Unjustly little known to the public, Jean Vendome revolutionized the world of jewelry, elevating it to the status of an art form during his sixty-seven-year career with over 30 000 outstanding, often unique jewels. He was continually blurring the boundaries between sculpture, photography, painting, and the world of jewelry.

 

Born on 18 April 1930, Ohan Tuhdarian (Jean in Armenian) spent the first years of his life in Lyon. At the age of 13, he started an apprenticeship at his maternal uncle’s, jeweler in Paris, where he acquired irreproachable technique and expertise. At the age of 18, now as Jean Vendome, he opened his first workshop in 1948 in Paris, where he honored commissions for his colleagues on Rue de la Paix and worked on timepieces.

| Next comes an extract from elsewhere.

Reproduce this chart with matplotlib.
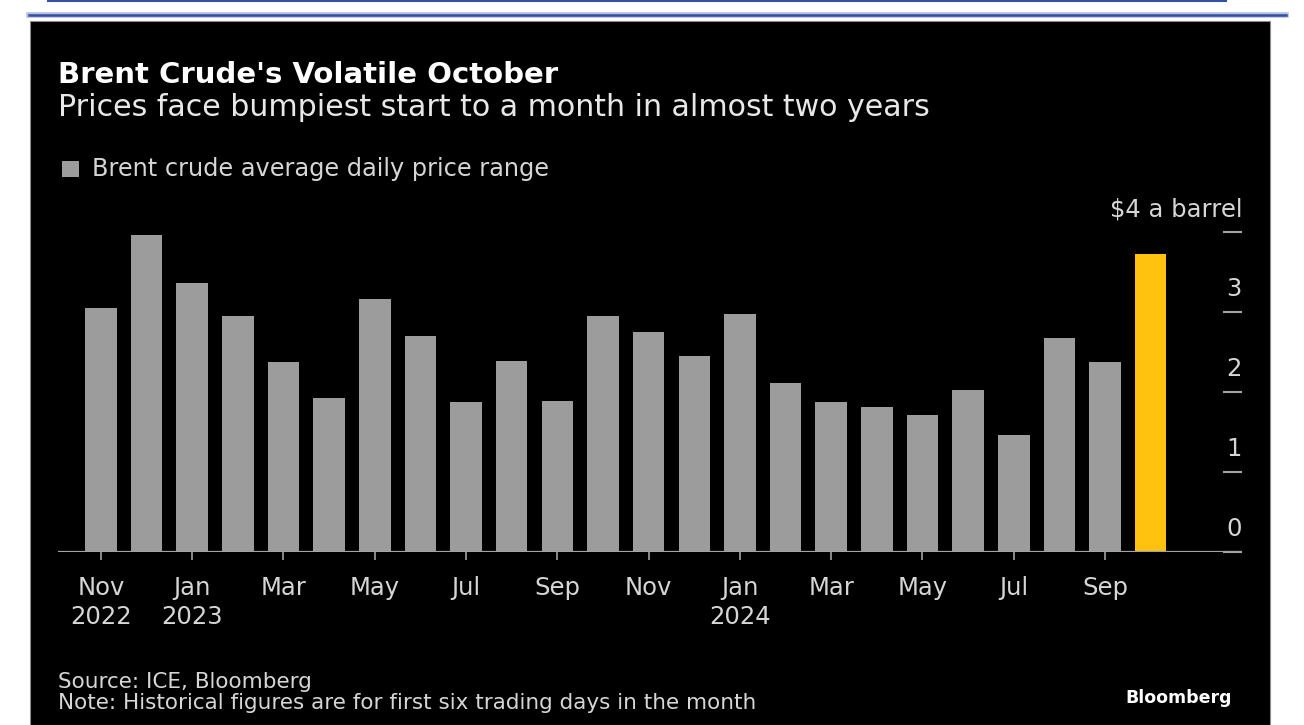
import matplotlib
matplotlib.use("Agg")
import matplotlib.pyplot as plt
from matplotlib.patches import Rectangle
from matplotlib.lines import Line2D
import matplotlib.transforms as mtransforms

# average daily price range of Brent crude, first six trading days of each month
months = ["Nov 2022", "Dec 2022", "Jan 2023", "Feb 2023", "Mar 2023", "Apr 2023",
          "May 2023", "Jun 2023", "Jul 2023", "Aug 2023", "Sep 2023", "Oct 2023",
          "Nov 2023", "Dec 2023", "Jan 2024", "Feb 2024", "Mar 2024", "Apr 2024",
          "May 2024", "Jun 2024", "Jul 2024", "Aug 2024", "Sep 2024", "Oct 2024"]
price_range = [3.05, 3.96, 3.36, 2.95, 2.38, 1.93, 3.16, 2.70, 1.88, 2.39, 1.89, 2.95,
               2.75, 2.45, 2.97, 2.11, 1.88, 1.81, 1.71, 2.02, 1.46, 2.68, 2.37, 3.73]
highlight = "Oct 2024"

tick_months = ["Nov 2022", "Jan 2023", "Mar 2023", "May 2023", "Jul 2023", "Sep 2023",
               "Nov 2023", "Jan 2024", "Mar 2024", "May 2024", "Jul 2024", "Sep 2024"]
tick_labels = ["Nov\n2022", "Jan\n2023", "Mar", "May", "Jul", "Sep",
               "Nov", "Jan\n2024", "Mar", "May", "Jul", "Sep"]
y_ticks = [0, 1, 2, 3, 4]
y_labels = ["0", "1", "2", "3", "$4 a barrel"]

GRAY = "#9c9c9c"
YELLOW = "#ffc20e"
AXIS = "#a3a3a3"
TXT = "#d6d6d6"

W, H = 1304, 725
fig = plt.figure(figsize=(W / 100, H / 100), dpi=100, facecolor="white")

def fx(px):
    return px / W

def fy(py):
    return 1 - py / H

# page decoration: blue rules and the black card
fig.add_artist(Line2D([fx(48), fx(1226)], [fy(1), fy(1)], color="#3552a0", lw=1.5))
fig.add_artist(Line2D([fx(29), fx(1286)], [fy(15), fy(15)], color="#b4c0e2", lw=4))
fig.add_artist(Line2D([fx(29), fx(1286)], [fy(15), fy(15)], color="#3650a0", lw=1.8))
fig.add_artist(Rectangle((fx(30), 0), fx(1270) - fx(30), fy(21), transform=fig.transFigure,
                         facecolor="black", edgecolor="#8a8a8a", lw=0.8, zorder=0))

ax = fig.add_axes([fx(58), fy(552), fx(1242) - fx(58), (552 - 208) / H])
ax.set_facecolor("none")

x = list(range(len(months)))
colors = [YELLOW if m == highlight else GRAY for m in months]
ax.bar(x, price_range, width=0.69, color=colors, zorder=2)

ax.set_xlim(-0.94, 25.0)
ax.set_ylim(0, 4.3)
for s in ax.spines.values():
    s.set_visible(False)
ax.axhline(0, color=AXIS, lw=1.6, zorder=3)

ax.set_xticks([months.index(m) for m in tick_months])
ax.set_xticklabels(tick_labels, fontsize=17.5, color=TXT, linespacing=1.3)
ax.tick_params(axis="x", length=6, width=1.2, color=AXIS, pad=11)

ax.set_yticks(y_ticks)
ax.set_yticklabels([])
ax.tick_params(axis="y", left=False, right=True, direction="in", length=14,
               width=1.5, color=AXIS)
off = mtransforms.offset_copy(ax.transData, fig=fig, x=0, y=16, units="dots")
blend = mtransforms.blended_transform_factory(ax.transAxes, off)
for v, lab in zip(y_ticks, y_labels):
    ax.text(1.0, v, lab, transform=blend, ha="right", va="baseline",
            fontsize=17.5, color=TXT)

# header
fig.text(fx(58), fy(83), "Brent Crude's Volatile October", fontsize=21,
         fontweight="bold", color="white", va="baseline")
fig.text(fx(58), fy(116), "Prices face bumpiest start to a month in almost two years",
         fontsize=21.6, color="#e8e8e8", va="baseline")
fig.add_artist(Rectangle((fx(62), fy(177)), fx(17), 16 / H, transform=fig.transFigure,
                         facecolor=GRAY, edgecolor="none"))
fig.text(fx(92), fy(176), "Brent crude average daily price range", fontsize=17.3,
         color=TXT, va="baseline")

# footer
fig.text(fx(58), fy(688), "Source: ICE, Bloomberg", fontsize=15.5, color=TXT, va="baseline")
fig.text(fx(58), fy(709), "Note: Historical figures are for first six trading days in the month",
         fontsize=15.5, color=TXT, va="baseline")
fig.text(fx(1232), fy(703), "Bloomberg", fontsize=12.5, fontweight="bold", color="white",
         ha="right", va="baseline")

fig.savefig("out.png", dpi=100, facecolor="white")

His name began to circulate.

 

Jean Vendome stood out as a true pioneer of jewelry. He invented a whole new avant-garde language and showed his works alongside the greatest names in art. With Georges Braque, Vieira da Silva, Jean Degottex, Salvador Dalí, or the fashion designer Paco Rabanne. Jean Vendome exhibited across the globe, thus an active participant in the important artistic revolution of the 1960s–1970s.
Architecture was an important source of inspiration for the jeweler who, in his early days, carefully scrutinized the brutalist and modernist vogue, represented by architects such as Le Corbusier: as with his straight lines and wide openings to let in the light.

 

Entering the collections of the greatest museums in the world, notably the Musée des Arts Décoratifs in Paris or the Museum of Fine Arts in Boston, and highly prized by collectors, Jean Vendome passed away in 2017 at the age of 87.